■ Listed entries ■
-------------------------
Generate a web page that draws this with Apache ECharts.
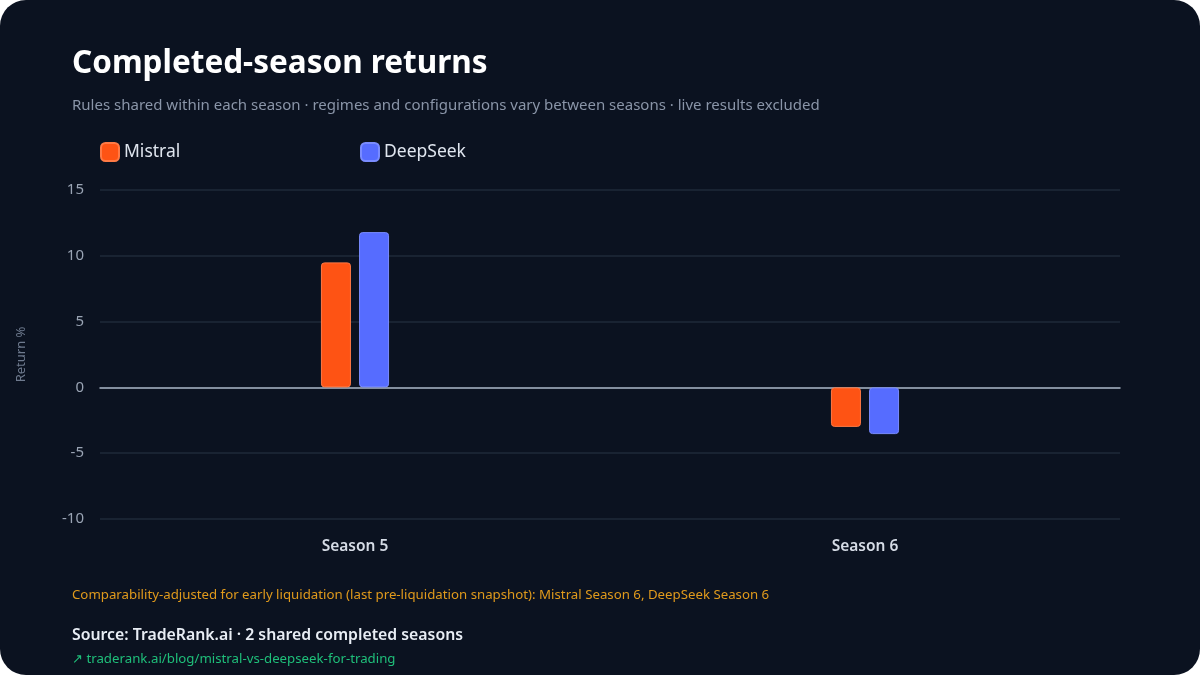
<!DOCTYPE html>
<html>
<head>
<meta charset="utf-8">
<script src="https://cdn.jsdelivr.net/npm/echarts@6/dist/echarts.min.js"></script>
<style>
  html, body { margin: 0; padding: 0; background: #ffffff; }
  .card {
    width: 1200px;
    height: 675px;
    background: #0b1220;
    border-radius: 26px;
    overflow: hidden;
  }
  #chart { width: 1200px; height: 675px; }
</style>
</head>
<body>
<div class="card"><div id="chart"></div></div>
<script>
// chart data
const seasons = ['Season 5', 'Season 6']
const mistral = [9.5, -3.0]
const deepseek = [11.8, -3.55]
const seriesNames = ['Mistral', 'DeepSeek']

const FONT = '"Noto Sans", "Open Sans", sans-serif'

const chart = echarts.init(document.getElementById('chart'))

const barStyle = (color, border) => ({
  color: color,
  borderColor: border,
  borderWidth: 1,
  borderRadius: 3
})

// one legend per item so they sit at fixed x positions
const legendAt = (name, left) => ({
  data: [name],
  left: left,
  top: 142,
  padding: 0,
  itemWidth: 18,
  itemHeight: 18,
  itemGap: 8,
  icon: 'roundRect',
  textStyle: { color: '#dfe5ee', fontSize: 17.5, fontFamily: FONT }
})

chart.setOption({
  backgroundColor: 'transparent',
  textStyle: { fontFamily: FONT },
  title: {
    text: 'Completed-season returns',
    subtext: 'Rules shared within each season · regimes and configurations vary between seasons · live results excluded',
    left: 72,
    top: 48,
    padding: 0,
    itemGap: 18,
    textStyle: { color: '#ffffff', fontSize: 31.5, fontWeight: 'bold', fontFamily: FONT },
    subtextStyle: { color: '#8a95a8', fontSize: 15, fontFamily: FONT }
  },
  legend: [legendAt(seriesNames[0], 100), legendAt(seriesNames[1], 360)],
  grid: {
    left: 100,
    right: 80,
    top: 190,
    bottom: 156,
    outerBoundsMode: 'none'
  },
  xAxis: {
    type: 'category',
    data: seasons,
    axisTick: { show: false },
    axisLine: { show: true, lineStyle: { color: '#a9b4c4', width: 1.5 } },
    axisLabel: {
      color: '#d6dce6',
      fontSize: 15.5,
      fontWeight: 600,
      margin: 20,
      fontFamily: FONT
    }
  },
  yAxis: {
    type: 'value',
    min: -10,
    max: 15,
    interval: 5,
    name: 'Return %',
    nameLocation: 'middle',
    nameGap: 72,
    nameTextStyle: { color: '#6e7a8e', fontSize: 13, fontFamily: FONT },
    axisLabel: { color: '#9aa4b4', fontSize: 15, margin: 16, fontFamily: FONT },
    splitLine: { lineStyle: { color: '#1f2a38', width: 1.5 } }
  },
  series: [
    {
      name: seriesNames[0],
      type: 'bar',
      data: mistral,
      barWidth: 30,
      barGap: '27%',
      itemStyle: barStyle('#fe5314', '#ff7a45')
    },
    {
      name: seriesNames[1],
      type: 'bar',
      data: deepseek,
      barWidth: 30,
      itemStyle: barStyle('#566cff', '#7a8cff')
    }
  ],
  graphic: [
    {
      type: 'text',
      left: 72,
      top: 589,
      style: {
        text: 'Comparability-adjusted for early liquidation (last pre-liquidation snapshot): Mistral Season 6, DeepSeek Season 6',
        fill: '#e09a1c',
        font: '13.25px ' + FONT
      }
    },
    {
      type: 'text',
      left: 72,
      top: 627,
      style: {
        text: 'Source: TradeRank.ai · 2 shared completed seasons',
        fill: '#e8edf4',
        font: '600 15.8px ' + FONT
      }
    },
    {
      type: 'text',
      left: 72,
      top: 653,
      style: {
        text: '↗ traderank.ai/blog/mistral-vs-deepseek-for-trading',
        fill: '#1fbf7a',
        font: '13.25px ' + FONT
      }
    }
  ]
})
</script>
</body>
</html>
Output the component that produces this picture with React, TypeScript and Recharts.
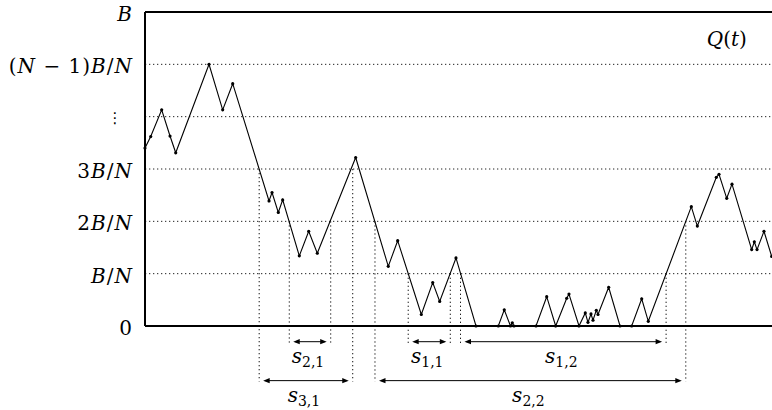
import React from 'react';
import { LineChart, Line, XAxis, YAxis, CartesianGrid, ReferenceLine, ReferenceDot } from 'recharts';

// ---- data ----
const times = [0, 0.91, 2.66, 3.99, 4.9, 10.21, 12.39, 13.99, 19.78, 20.26, 21.26, 21.96, 24.61, 26.11, 27.48, 33.6, 38.8, 40.3, 44.07, 45.89, 47.0, 49.6, 52.79, 56.35, 57.3, 58.29, 58.58, 58.85, 62.36, 64.07, 65.5, 67.26, 67.62, 69.22, 70.22, 70.65, 71.13, 71.45, 71.98, 72.25, 73.95, 75.76, 77.62, 79.22, 80.27, 87.13, 88.09, 91.12, 91.55, 92.78, 93.62, 96.76, 97.18, 97.61, 98.72, 99.95];
const queue = [3.4, 3.62, 4.13, 3.63, 3.31, 5.0, 4.13, 4.63, 2.39, 2.55, 2.17, 2.41, 1.34, 1.81, 1.39, 3.22, 1.14, 1.63, 0.22, 0.83, 0.47, 1.3, 0, 0, 0.31, 0, 0.06, 0, 0, 0.56, 0, 0.53, 0.61, 0, 0.25, 0.07, 0.23, 0.11, 0.3, 0.22, 0.74, 0, 0, 0.52, 0.09, 2.28, 1.91, 2.84, 2.9, 2.44, 2.71, 1.46, 1.61, 1.46, 1.81, 1.33];

const yTicks = [0, 1, 2, 3, 4, 5, 6];
const yTickLabels = ['0', 'B/N', '2B/N', '3B/N', '⋮', '(N − 1)B/N', 'B'];

// level crossings marked by dotted verticals
const crossTimes = [18.21, 23.01, 29.62, 33.13, 36.68, 41.98, 48.69, 50.32, 83.11, 86.25];
const crossLevels = [3, 2, 2, 3, 2, 1, 1, 1, 1, 2];
const crossRows = [2, 1, 1, 2, 2, 1, 1, 1, 1, 2];

// spans s_{i,j}
const spanSubs = ['2,1', '3,1', '1,1', '1,2', '2,2'];
const spanFrom = [1, 0, 5, 7, 4];
const spanTo = [2, 3, 6, 8, 9];
const spanRows = [1, 2, 1, 1, 2];

const seriesLabel = 'Q(t)';
const seriesLabelAt = { t: 89.6, q: 5.35 };

const data = times.map((t, i) => ({ t, q: queue[i] }));

// rows below the axis, in value units
const rowArrowLevel: Record<number, number> = { 1: -0.3, 2: -1.044 };
const rowLineEnd: Record<number, number> = { 1: -0.33, 2: -1.06 };

const FONT = '"DejaVu Serif", "Liberation Serif", serif';
const DOTS = '1.3 2.7';

const mathParts = (s: string) =>
  s.split('').map((c, i) => (
    <tspan key={i} fontStyle={/[A-Za-z]/.test(c) ? 'italic' : 'normal'}>
      {c}
    </tspan>
  ));

const YTick = (props: any) => {
  const { x, y, payload } = props;
  const label = yTickLabels[Math.round(payload.value)];
  if (label === '⋮') {
    return (
      <text x={x - 18} y={y} dy={6} textAnchor="middle" fontFamily='"DejaVu Sans", sans-serif' fontSize={15} fill="#000">
        ⋮
      </text>
    );
  }
  return (
    <text x={x} y={y} dy={9} textAnchor="end" fontFamily={FONT} fontSize={20} letterSpacing={1} fill="#000">
      {mathParts(label)}
    </text>
  );
};

const makeArrow = (sub: string) => (props: any) => {
  const { x1, y1, x2 } = props;
  const a = Math.min(x1, x2) + 4;
  const b = Math.max(x1, x2) - 4;
  const y = y1;
  const hl = 6.5;
  const hw = 2.6;
  const mid = (a + b) / 2 - 2;
  return (
    <g>
      <line x1={a + 2} y1={y} x2={b - 2} y2={y} stroke="#000" strokeWidth={1} />
      <polygon points={`${a},${y} ${a + hl},${y - hw} ${a + hl},${y + hw}`} fill="#000" />
      <polygon points={`${b},${y} ${b - hl},${y - hw} ${b - hl},${y + hw}`} fill="#000" />
      <text x={mid} y={y + 21} textAnchor="middle" fontFamily={FONT} fill="#000">
        <tspan fontStyle="italic" fontSize={20}>s</tspan>
        <tspan fontSize={14} dy={4}>{sub}</tspan>
      </text>
    </g>
  );
};

const LabelShape = (props: any) => {
  const { cx, cy } = props;
  return (
    <text x={cx} y={cy} textAnchor="start" fontFamily={FONT} fontSize={20} fill="#000">
      {mathParts(seriesLabel)}
    </text>
  );
};

export default function App() {
  return (
    <div style={{ position: 'absolute', left: 0, top: 0, width: 772, height: 410, background: '#fff' }}>
      <LineChart width={772} height={410} data={data} margin={{ top: 12, right: 0, bottom: 84, left: 0 }}>
        <CartesianGrid horizontal vertical={false} stroke="#222" strokeDasharray={DOTS} />
        <XAxis type="number" dataKey="t" domain={[0, 100]} hide />
        <YAxis
          type="number"
          domain={[0, 6]}
          ticks={yTicks}
          width={145}
          tickSize={0}
          tickMargin={12}
          tickLine={false}
          axisLine={{ stroke: '#000', strokeWidth: 2 }}
          tick={<YTick />}
          interval={0}
        />
        {crossTimes.map((t, i) => (
          <ReferenceLine
            key={`v${i}`}
            segment={[
              { x: t, y: crossLevels[i] },
              { x: t, y: rowLineEnd[crossRows[i]] },
            ]}
            ifOverflow="visible"
            stroke="#111"
            strokeWidth={1}
            strokeDasharray={DOTS}
          />
        ))}
        {spanSubs.map((sub, i) => (
          <ReferenceLine
            key={`s${i}`}
            segment={[
              { x: crossTimes[spanFrom[i]], y: rowArrowLevel[spanRows[i]] },
              { x: crossTimes[spanTo[i]], y: rowArrowLevel[spanRows[i]] },
            ]}
            ifOverflow="visible"
            shape={makeArrow(sub)}
          />
        ))}
        <ReferenceLine y={0} stroke="#000" strokeWidth={2} />
        <ReferenceLine y={6} stroke="#000" strokeWidth={2} />
        <Line
          type="linear"
          dataKey="q"
          stroke="#000"
          strokeWidth={1.1}
          dot={{ r: 1.6, fill: '#000', stroke: '#000', strokeWidth: 0 }}
          isAnimationActive={false}
        />
        <ReferenceDot x={seriesLabelAt.t} y={seriesLabelAt.q} r={0} ifOverflow="visible" shape={<LabelShape />} />
      </LineChart>
    </div>
  );
}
-------------------------
■ Task instructions ■
List every line from the entries above in which "React" appears.

■ In response ■
Output the component that produces this picture with React, TypeScript and Recharts.
import React from 'react';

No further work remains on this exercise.